--- Start DATA FOR THIS TASK ---
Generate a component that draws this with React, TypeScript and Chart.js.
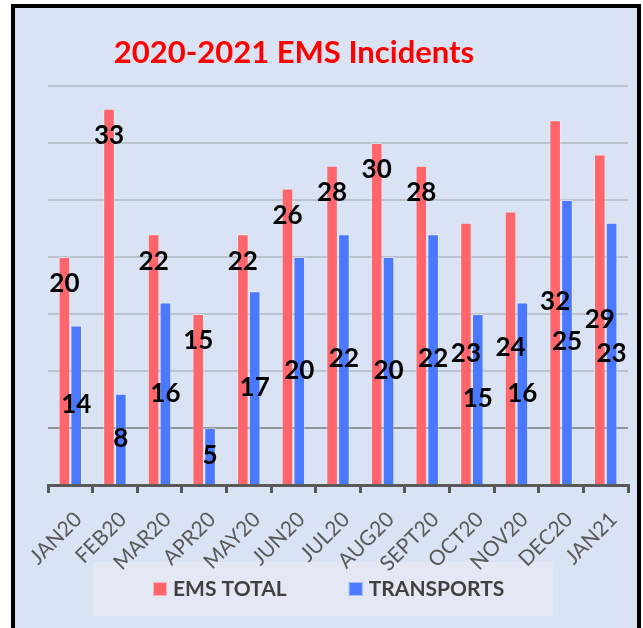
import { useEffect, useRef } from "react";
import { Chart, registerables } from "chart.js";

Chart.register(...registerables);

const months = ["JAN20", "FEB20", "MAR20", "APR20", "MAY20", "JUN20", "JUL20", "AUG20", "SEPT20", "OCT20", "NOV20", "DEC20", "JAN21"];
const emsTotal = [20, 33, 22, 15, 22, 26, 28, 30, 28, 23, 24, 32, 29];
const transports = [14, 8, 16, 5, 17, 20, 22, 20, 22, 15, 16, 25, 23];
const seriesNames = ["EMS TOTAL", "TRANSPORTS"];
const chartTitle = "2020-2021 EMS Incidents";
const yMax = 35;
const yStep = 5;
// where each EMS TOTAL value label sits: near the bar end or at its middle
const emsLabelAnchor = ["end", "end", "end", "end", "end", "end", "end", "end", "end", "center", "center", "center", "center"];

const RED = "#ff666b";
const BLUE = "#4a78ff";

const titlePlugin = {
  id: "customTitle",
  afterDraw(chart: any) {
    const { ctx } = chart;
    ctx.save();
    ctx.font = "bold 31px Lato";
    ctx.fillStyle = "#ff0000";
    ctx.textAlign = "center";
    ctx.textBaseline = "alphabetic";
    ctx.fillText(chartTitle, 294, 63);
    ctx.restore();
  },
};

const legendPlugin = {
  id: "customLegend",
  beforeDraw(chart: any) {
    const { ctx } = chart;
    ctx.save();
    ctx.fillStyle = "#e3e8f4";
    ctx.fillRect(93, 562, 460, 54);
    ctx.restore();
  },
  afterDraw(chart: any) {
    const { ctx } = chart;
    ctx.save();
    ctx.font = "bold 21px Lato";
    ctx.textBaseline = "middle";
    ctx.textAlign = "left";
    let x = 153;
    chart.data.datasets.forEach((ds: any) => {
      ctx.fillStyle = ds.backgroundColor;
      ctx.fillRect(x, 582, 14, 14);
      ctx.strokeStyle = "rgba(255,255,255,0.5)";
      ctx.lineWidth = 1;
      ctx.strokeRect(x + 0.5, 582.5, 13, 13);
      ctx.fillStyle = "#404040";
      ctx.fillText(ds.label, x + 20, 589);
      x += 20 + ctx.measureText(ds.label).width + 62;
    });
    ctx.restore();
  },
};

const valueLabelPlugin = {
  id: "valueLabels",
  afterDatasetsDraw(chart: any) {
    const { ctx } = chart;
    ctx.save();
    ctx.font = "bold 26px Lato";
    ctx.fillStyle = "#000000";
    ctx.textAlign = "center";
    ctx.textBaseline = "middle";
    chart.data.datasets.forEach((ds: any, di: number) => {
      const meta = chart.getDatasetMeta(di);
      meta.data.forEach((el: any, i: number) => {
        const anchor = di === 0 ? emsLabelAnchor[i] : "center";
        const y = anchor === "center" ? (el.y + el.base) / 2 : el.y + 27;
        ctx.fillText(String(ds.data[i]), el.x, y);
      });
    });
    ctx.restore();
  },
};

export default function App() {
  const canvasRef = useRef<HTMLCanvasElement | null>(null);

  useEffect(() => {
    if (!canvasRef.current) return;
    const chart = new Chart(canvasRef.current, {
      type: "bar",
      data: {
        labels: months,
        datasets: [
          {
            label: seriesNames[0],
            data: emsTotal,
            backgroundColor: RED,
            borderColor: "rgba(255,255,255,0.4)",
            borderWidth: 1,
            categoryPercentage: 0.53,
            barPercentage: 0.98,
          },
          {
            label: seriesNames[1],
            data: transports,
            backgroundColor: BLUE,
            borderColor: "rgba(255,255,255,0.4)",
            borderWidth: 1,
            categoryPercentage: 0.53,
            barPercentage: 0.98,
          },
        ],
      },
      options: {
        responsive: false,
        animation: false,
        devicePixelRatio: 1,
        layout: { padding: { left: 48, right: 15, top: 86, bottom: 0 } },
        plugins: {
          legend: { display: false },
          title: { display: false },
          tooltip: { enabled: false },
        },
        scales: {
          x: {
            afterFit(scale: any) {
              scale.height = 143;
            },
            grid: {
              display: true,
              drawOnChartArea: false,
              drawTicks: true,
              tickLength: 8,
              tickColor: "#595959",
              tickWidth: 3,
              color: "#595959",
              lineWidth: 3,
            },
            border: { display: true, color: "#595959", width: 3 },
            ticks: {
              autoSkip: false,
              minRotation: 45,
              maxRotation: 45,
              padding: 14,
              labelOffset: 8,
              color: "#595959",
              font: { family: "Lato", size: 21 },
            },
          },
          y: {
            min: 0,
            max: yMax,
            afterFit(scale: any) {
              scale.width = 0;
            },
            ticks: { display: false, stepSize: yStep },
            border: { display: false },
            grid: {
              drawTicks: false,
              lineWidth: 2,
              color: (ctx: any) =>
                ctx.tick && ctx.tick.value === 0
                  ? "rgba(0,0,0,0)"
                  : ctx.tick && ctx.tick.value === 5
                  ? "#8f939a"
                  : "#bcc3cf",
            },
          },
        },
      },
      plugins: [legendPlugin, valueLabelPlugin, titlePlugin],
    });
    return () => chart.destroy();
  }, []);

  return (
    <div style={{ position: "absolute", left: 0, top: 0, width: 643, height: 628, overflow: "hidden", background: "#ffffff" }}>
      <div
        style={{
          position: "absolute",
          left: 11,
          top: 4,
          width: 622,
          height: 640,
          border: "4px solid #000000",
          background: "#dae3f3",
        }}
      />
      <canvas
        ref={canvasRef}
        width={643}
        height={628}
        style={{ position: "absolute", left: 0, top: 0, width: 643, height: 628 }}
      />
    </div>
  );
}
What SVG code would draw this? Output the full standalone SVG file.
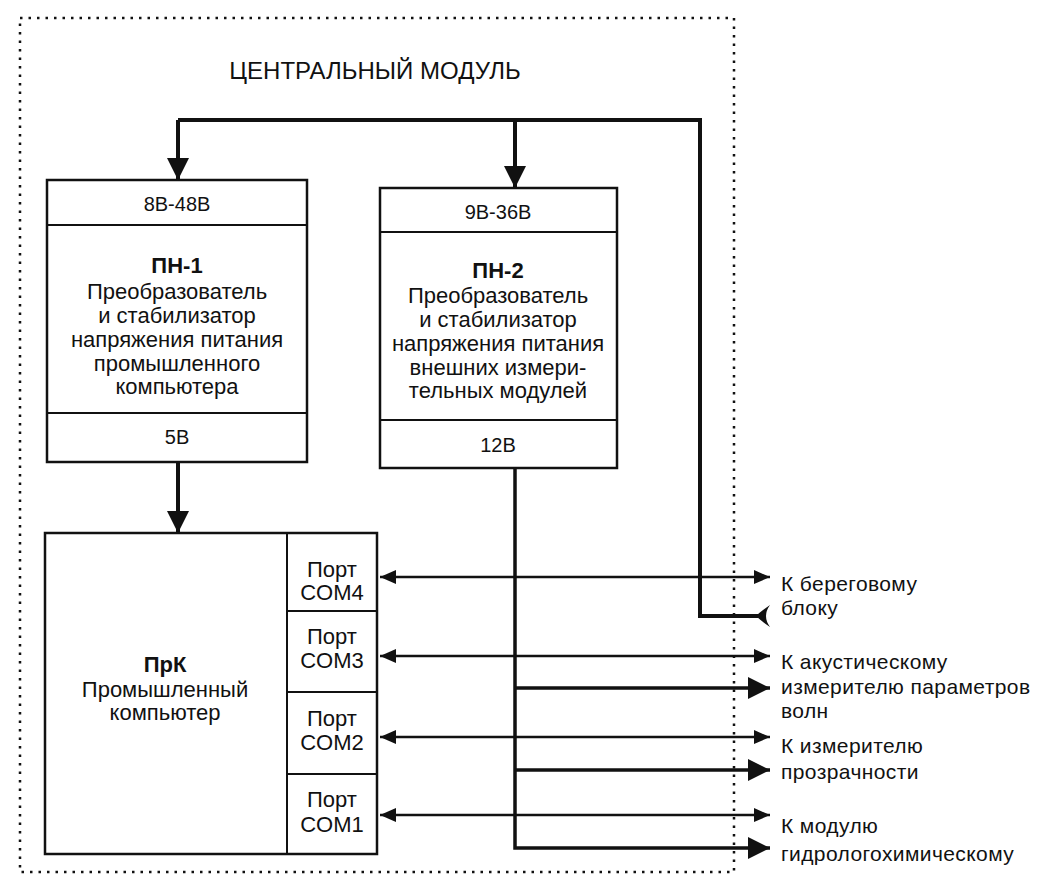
--- End DATA FOR THIS TASK ---
**WHAT YOU SHOULD DO**: Without including any pictures, print all of the material exactly as given.

**FULL SOLUTION**:
Generate a component that draws this with React, TypeScript and Chart.js.
import { useEffect, useRef } from "react";
import { Chart, registerables } from "chart.js";

Chart.register(...registerables);

const months = ["JAN20", "FEB20", "MAR20", "APR20", "MAY20", "JUN20", "JUL20", "AUG20", "SEPT20", "OCT20", "NOV20", "DEC20", "JAN21"];
const emsTotal = [20, 33, 22, 15, 22, 26, 28, 30, 28, 23, 24, 32, 29];
const transports = [14, 8, 16, 5, 17, 20, 22, 20, 22, 15, 16, 25, 23];
const seriesNames = ["EMS TOTAL", "TRANSPORTS"];
const chartTitle = "2020-2021 EMS Incidents";
const yMax = 35;
const yStep = 5;
// where each EMS TOTAL value label sits: near the bar end or at its middle
const emsLabelAnchor = ["end", "end", "end", "end", "end", "end", "end", "end", "end", "center", "center", "center", "center"];

const RED = "#ff666b";
const BLUE = "#4a78ff";

const titlePlugin = {
  id: "customTitle",
  afterDraw(chart: any) {
    const { ctx } = chart;
    ctx.save();
    ctx.font = "bold 31px Lato";
    ctx.fillStyle = "#ff0000";
    ctx.textAlign = "center";
    ctx.textBaseline = "alphabetic";
    ctx.fillText(chartTitle, 294, 63);
    ctx.restore();
  },
};

const legendPlugin = {
  id: "customLegend",
  beforeDraw(chart: any) {
    const { ctx } = chart;
    ctx.save();
    ctx.fillStyle = "#e3e8f4";
    ctx.fillRect(93, 562, 460, 54);
    ctx.restore();
  },
  afterDraw(chart: any) {
    const { ctx } = chart;
    ctx.save();
    ctx.font = "bold 21px Lato";
    ctx.textBaseline = "middle";
    ctx.textAlign = "left";
    let x = 153;
    chart.data.datasets.forEach((ds: any) => {
      ctx.fillStyle = ds.backgroundColor;
      ctx.fillRect(x, 582, 14, 14);
      ctx.strokeStyle = "rgba(255,255,255,0.5)";
      ctx.lineWidth = 1;
      ctx.strokeRect(x + 0.5, 582.5, 13, 13);
      ctx.fillStyle = "#404040";
      ctx.fillText(ds.label, x + 20, 589);
      x += 20 + ctx.measureText(ds.label).width + 62;
    });
    ctx.restore();
  },
};

const valueLabelPlugin = {
  id: "valueLabels",
  afterDatasetsDraw(chart: any) {
    const { ctx } = chart;
    ctx.save();
    ctx.font = "bold 26px Lato";
    ctx.fillStyle = "#000000";
    ctx.textAlign = "center";
    ctx.textBaseline = "middle";
    chart.data.datasets.forEach((ds: any, di: number) => {
      const meta = chart.getDatasetMeta(di);
      meta.data.forEach((el: any, i: number) => {
        const anchor = di === 0 ? emsLabelAnchor[i] : "center";
        const y = anchor === "center" ? (el.y + el.base) / 2 : el.y + 27;
        ctx.fillText(String(ds.data[i]), el.x, y);
      });
    });
    ctx.restore();
  },
};

export default function App() {
  const canvasRef = useRef<HTMLCanvasElement | null>(null);

  useEffect(() => {
    if (!canvasRef.current) return;
    const chart = new Chart(canvasRef.current, {
      type: "bar",
      data: {
        labels: months,
        datasets: [
          {
            label: seriesNames[0],
            data: emsTotal,
            backgroundColor: RED,
            borderColor: "rgba(255,255,255,0.4)",
            borderWidth: 1,
            categoryPercentage: 0.53,
            barPercentage: 0.98,
          },
          {
            label: seriesNames[1],
            data: transports,
            backgroundColor: BLUE,
            borderColor: "rgba(255,255,255,0.4)",
            borderWidth: 1,
            categoryPercentage: 0.53,
            barPercentage: 0.98,
          },
        ],
      },
      options: {
        responsive: false,
        animation: false,
        devicePixelRatio: 1,
        layout: { padding: { left: 48, right: 15, top: 86, bottom: 0 } },
        plugins: {
          legend: { display: false },
          title: { display: false },
          tooltip: { enabled: false },
        },
        scales: {
          x: {
            afterFit(scale: any) {
              scale.height = 143;
            },
            grid: {
              display: true,
              drawOnChartArea: false,
              drawTicks: true,
              tickLength: 8,
              tickColor: "#595959",
              tickWidth: 3,
              color: "#595959",
              lineWidth: 3,
            },
            border: { display: true, color: "#595959", width: 3 },
            ticks: {
              autoSkip: false,
              minRotation: 45,
              maxRotation: 45,
              padding: 14,
              labelOffset: 8,
              color: "#595959",
              font: { family: "Lato", size: 21 },
            },
          },
          y: {
            min: 0,
            max: yMax,
            afterFit(scale: any) {
              scale.width = 0;
            },
            ticks: { display: false, stepSize: yStep },
            border: { display: false },
            grid: {
              drawTicks: false,
              lineWidth: 2,
              color: (ctx: any) =>
                ctx.tick && ctx.tick.value === 0
                  ? "rgba(0,0,0,0)"
                  : ctx.tick && ctx.tick.value === 5
                  ? "#8f939a"
                  : "#bcc3cf",
            },
          },
        },
      },
      plugins: [legendPlugin, valueLabelPlugin, titlePlugin],
    });
    return () => chart.destroy();
  }, []);

  return (
    <div style={{ position: "absolute", left: 0, top: 0, width: 643, height: 628, overflow: "hidden", background: "#ffffff" }}>
      <div
        style={{
          position: "absolute",
          left: 11,
          top: 4,
          width: 622,
          height: 640,
          border: "4px solid #000000",
          background: "#dae3f3",
        }}
      />
      <canvas
        ref={canvasRef}
        width={643}
        height={628}
        style={{ position: "absolute", left: 0, top: 0, width: 643, height: 628 }}
      />
    </div>
  );
}
What SVG code would draw this? Output the full standalone SVG file.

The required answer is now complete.